The Knox County District Attorney’s Office dismissed a 5-year-old drunken driving charge against a Union man after a judge recently raised questions about the former Rockland police officer who stopped him.
The charge was dismissed against Edward J. Studley on Wednesday, the same day the district attorney’s office said it would be reviewing all active and closed cases involving former Rockland police officer Jacob Shirey.
Shirey resigned from the Rockland Police Department in 2017 in the wake of an internal investigation based on concerns about his professionalism and honesty.
Last month, in granting Studley’s motion to withdraw his guilty plea, Justice Daniel Billings urged the district attorney’s office to review all cases involving Shirey, bringing into question his credibility as a witness due to a pattern of alleged dishonesty and neglect of duties.

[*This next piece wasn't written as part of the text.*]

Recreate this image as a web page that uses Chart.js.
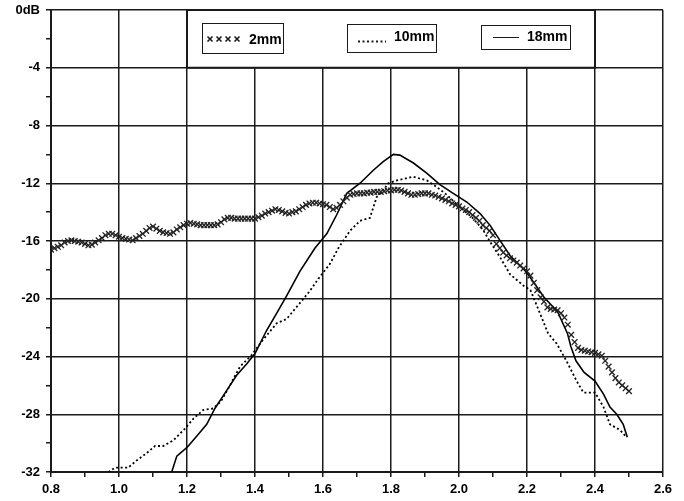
<!DOCTYPE html>
<html>
<head>
<meta charset="utf-8">
<script src="https://cdn.jsdelivr.net/npm/chart.js@4"></script>
<style>
  html, body { margin: 0; padding: 0; background: #fff; }
  #wrap { width: 684px; height: 501px; }
</style>
</head>
<body>
<div id="wrap"><canvas id="c" width="684" height="501"></canvas></div>
<script>
// 2mm: sampled every 0.01 from 0.80 to 2.50
const start2mm = 0.8;
const step2mm = 0.01;
const db2mm = [
  -16.6, -16.5, -16.4, -16.3, -16.1, -16.0, -15.95, -16.0, -16.05, -16.1,
  -16.2, -16.3, -16.25, -16.1, -15.95, -15.8, -15.6, -15.5, -15.5, -15.6,
  -15.7, -15.8, -15.85, -15.9, -15.95, -15.8, -15.65, -15.5, -15.3, -15.1,
  -15.0, -15.15, -15.3, -15.4, -15.45, -15.5, -15.4, -15.2, -15.05, -14.9,
  -14.8, -14.75, -14.8, -14.85, -14.9, -14.9, -14.9, -14.9, -14.9, -14.85,
  -14.7, -14.5, -14.4, -14.4, -14.45, -14.45, -14.45, -14.45, -14.45, -14.45,
  -14.45, -14.35, -14.25, -14.1, -14.0, -13.9, -13.8, -13.85, -13.95, -14.05,
  -14.1, -14.0, -13.95, -13.8, -13.65, -13.5, -13.4, -13.35, -13.35, -13.4,
  -13.45, -13.5, -13.65, -13.8, -13.7, -13.5, -13.25, -13.0, -12.8, -12.75,
  -12.7, -12.7, -12.7, -12.65, -12.65, -12.6, -12.6, -12.6, -12.55, -12.5,
  -12.5, -12.45, -12.45, -12.5, -12.6, -12.7, -12.8, -12.8, -12.75, -12.7,
  -12.7, -12.7, -12.8, -12.85, -12.95, -13.05, -13.15, -13.25, -13.4, -13.5,
  -13.6, -13.75, -13.85, -14.0, -14.2, -14.4, -14.6, -14.9, -15.1, -15.3,
  -15.6, -16.2, -16.5, -16.8, -17.0, -17.2, -17.35, -17.5, -17.7, -17.9,
  -18.1, -18.4, -18.9, -19.4, -19.9, -20.2, -20.6, -20.7, -20.75, -20.8,
  -21.0, -21.3, -21.8, -22.5, -23.0, -23.4, -23.55, -23.6, -23.65, -23.7,
  -23.75, -23.85, -23.95, -24.3, -24.7, -25.1, -25.5, -25.8, -26.0, -26.2,
  -26.4
];

// 10mm (dotted)
const freq10mm = [0.969, 0.988, 1.027, 1.052, 1.081, 1.106, 1.13, 1.16, 1.194, 1.219,
  1.248, 1.277, 1.30, 1.317, 1.356, 1.39, 1.425, 1.464, 1.493, 1.532,
  1.56, 1.59, 1.62, 1.645, 1.679, 1.709, 1.738, 1.758, 1.777, 1.792,
  1.817, 1.866, 1.905, 1.934, 1.964, 2.0, 2.04, 2.07, 2.09, 2.12,
  2.15, 2.19, 2.21, 2.238, 2.262, 2.287, 2.316, 2.346, 2.366, 2.4,
  2.425, 2.444, 2.474, 2.493];
const db10mm = [-32, -31.7, -31.7, -31.2, -30.7, -30.2, -30.2, -29.8, -29.0, -28.3,
  -27.7, -27.6, -27.1, -26.4, -24.7, -23.9, -22.8, -21.7, -21.4, -20.3,
  -19.5, -18.5, -17.6, -16.5, -15.3, -14.6, -14.4, -12.95, -12.5, -12.0,
  -11.8, -11.55, -11.8, -12.25, -12.8, -13.6, -14.4, -15.2, -16.0, -17.1,
  -18.3, -19.1, -19.4, -21.0, -22.4, -23.1, -24.3, -25.7, -26.5, -26.5,
  -27.5, -28.7, -29.1, -29.6];

// 18mm (solid)
const freq18mm = [1.155, 1.17, 1.2, 1.229, 1.258, 1.282, 1.317, 1.346, 1.376, 1.4,
  1.434, 1.464, 1.493, 1.532, 1.576, 1.611, 1.64, 1.67, 1.709, 1.748,
  1.777, 1.807, 1.826, 1.866, 1.905, 1.944, 1.983, 2.023, 2.062, 2.091,
  2.116, 2.15, 2.2, 2.25, 2.29, 2.319, 2.329, 2.344, 2.368, 2.4,
  2.425, 2.444, 2.464, 2.483, 2.495];
const db18mm = [-32, -30.9, -30.3, -29.5, -28.7, -27.6, -26.35, -25.3, -24.5, -23.8,
  -22.2, -21.0, -19.8, -18.1, -16.5, -15.5, -14.2, -12.7, -12.0, -11.1,
  -10.5, -10.0, -10.05, -10.6, -11.3, -12.1, -12.7, -13.3, -14.1, -14.9,
  -15.8, -17.0, -18.2, -19.9, -20.9, -22.4, -23.3, -24.3, -25.1, -25.7,
  -26.6, -27.5, -28.0, -28.7, -29.6];

const legendLabels = ["2mm", "10mm", "18mm"];
const ink = "#1a1a1a";
const tickFont = { family: "'Liberation Sans', Arial, sans-serif", size: 13, weight: "bold" };

const pts2 = db2mm.map((v, i) => ({ x: +(start2mm + i * step2mm).toFixed(2), y: v }));
const pts10 = freq10mm.map((f, i) => ({ x: f, y: db10mm[i] }));
const pts18 = freq18mm.map((f, i) => ({ x: f, y: db18mm[i] }));

const isMajorX = (v) => Math.round(v * 10) % 2 === 0;
const isMajorY = (v) => Math.round(v) % 4 === 0;

const legendBox = {
  id: "legendBox",
  beforeDatasetsDraw(chart) {
    const { ctx, scales } = chart;
    const L = scales.x.getPixelForValue(1.2);
    const R = scales.x.getPixelForValue(2.4);
    const T = scales.y.getPixelForValue(0);
    const B = scales.y.getPixelForValue(-4);
    ctx.save();
    ctx.fillStyle = "#fff";
    ctx.fillRect(L, T, R - L, B - T);
    ctx.strokeStyle = ink;
    ctx.lineWidth = 2;
    ctx.strokeRect(L, T, R - L, B - T);

    ctx.lineWidth = 1;
    ctx.font = "bold 14px 'Liberation Sans', Arial, sans-serif";
    ctx.textBaseline = "middle";
    ctx.fillStyle = "#000";

    // box 1: crosses
    ctx.strokeRect(L + 15.5, T + 13.5, 81, 30);
    ctx.lineWidth = 1.6;
    for (let k = 0; k < 4; k++) {
      const cx = L + 23 + k * 9, cy = T + 29;
      ctx.beginPath();
      ctx.moveTo(cx - 2.5, cy - 2.5); ctx.lineTo(cx + 2.5, cy + 2.5);
      ctx.moveTo(cx + 2.5, cy - 2.5); ctx.lineTo(cx - 2.5, cy + 2.5);
      ctx.stroke();
    }
    ctx.lineWidth = 1;
    ctx.fillText(legendLabels[0], L + 62, T + 30);

    // box 2: dotted
    ctx.strokeRect(L + 160.5, T + 14.5, 89, 28);
    ctx.lineWidth = 2;
    ctx.setLineDash([2, 2.5]);
    ctx.beginPath();
    ctx.moveTo(L + 171, T + 31.5); ctx.lineTo(L + 199, T + 31.5);
    ctx.stroke();
    ctx.setLineDash([]);
    ctx.lineWidth = 1;
    ctx.fillText(legendLabels[1], L + 207, T + 27);

    // box 3: solid
    ctx.strokeRect(L + 294.5, T + 15.5, 89, 24);
    ctx.beginPath();
    ctx.moveTo(L + 306, T + 27.5); ctx.lineTo(L + 332, T + 27.5);
    ctx.stroke();
    ctx.fillText(legendLabels[2], L + 340, T + 27);
    ctx.restore();
  }
};

new Chart(document.getElementById("c"), {
  type: "line",
  data: {
    datasets: [
      {
        label: legendLabels[0],
        data: pts2,
        showLine: false,
        pointStyle: "crossRot",
        pointRadius: 4,
        pointBorderColor: "#222",
        pointBorderWidth: 1.3
      },
      {
        label: legendLabels[1],
        data: pts10,
        borderColor: "#000",
        borderWidth: 1.8,
        borderDash: [2, 2.5],
        pointRadius: 0,
        tension: 0
      },
      {
        label: legendLabels[2],
        data: pts18,
        borderColor: "#000",
        borderWidth: 1.6,
        pointRadius: 0,
        tension: 0
      }
    ]
  },
  options: {
    responsive: false,
    animation: false,
    events: [],
    layout: { padding: { top: 10, right: 21, left: 0, bottom: 0 } },
    plugins: { legend: { display: false }, tooltip: { enabled: false } },
    scales: {
      x: {
        type: "linear",
        min: 0.8,
        max: 2.6,
        afterFit: (s) => { s.height = 29; s.paddingLeft = 0; s.paddingRight = 0; },
        border: { color: ink, width: 2 },
        grid: {
          color: (c) => (c.tick && isMajorX(c.tick.value) ? ink : "rgba(0,0,0,0)"),
          tickColor: ink,
          lineWidth: 1.5,
          tickWidth: 1.5,
          tickLength: 5
        },
        ticks: {
          stepSize: 0.1,
          padding: 5,
          color: "#000",
          font: tickFont,
          maxRotation: 0,
          autoSkip: false,
          callback: (v) => (isMajorX(v) ? v.toFixed(1) : "")
        }
      },
      y: {
        type: "linear",
        min: -32,
        max: 0,
        afterFit: (s) => { s.width = 51; s.paddingTop = 0; s.paddingBottom = 0; },
        border: { color: ink, width: 2 },
        grid: {
          color: (c) => (c.tick && isMajorY(c.tick.value) ? ink : "rgba(0,0,0,0)"),
          tickColor: ink,
          lineWidth: 1.5,
          tickWidth: 1.5,
          tickLength: 5
        },
        ticks: {
          stepSize: 2,
          padding: 6,
          color: "#000",
          font: tickFont,
          autoSkip: false,
          callback: (v) => (v === 0 ? "0dB" : (isMajorY(v) ? String(v) : ""))
        }
      }
    }
  },
  plugins: [legendBox]
});
</script>
</body>
</html>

In an email Thursday, Knox County District Attorney Jonathan Liberman declined to comment on what led the state to drop the charge against Studley and said he did not “want to comment any further on the review process at this time.”
“My client is elated that the OUI charge has been dismissed,” Christopher MacLean, Studley’s attorney, said in an email.
A possession of suboxone charge from the same 2013 case against Studley was dismissed Friday morning, according to a Knox County Court Clerk, after MacLean urged that all charges against his client be dropped.
MacLean said he will focus on obtaining monetary compensation for his client by possibly taking legal action against the state, Shirey or the city of Rockland, as Shirey’s former employer.
Following Rockland Police Department’s internal investigation in 2016, the district attorney’s office brought the concerns about Shirey to the court, as well as notifying defendants and attorneys in cases involving Shirey that the office had information relevant to his credibility.
In May 2017, a judge ruled that the Knox County District Attorney’s Office must surrender information it had on Shirey to defendants in pending cases that the officer handled.
On Wednesday, Liberman said it’s estimated that Shirey was involved in more than 300 cases during his time with the Rockland Police Department. However, the number of cases in which he was an essential witness is believed to be far less than that number, Liberman said.
The District Attorney’s Office will focus on cases in which convictions hinged on Shirey’s credibility as a witness.
Shirey graduated from the Maine Criminal Justice Academy in 2013 as an officer with the Rockland Police Department. He no longer works in law enforcement, according to court documents.
MacLean commended Liberman for his handling of the issues involving Shirey, which arose before Liberman became the district attorney.
“In his short tenure as district attorney, Mr. Liberman has impressed me with his commitment to vigorously [prosecuting] while ensuring that the rights of the criminal defendants protected,” MacLean said. “His handling of the matter involving officer Shirey is an excellent example of his leadership and integrity.”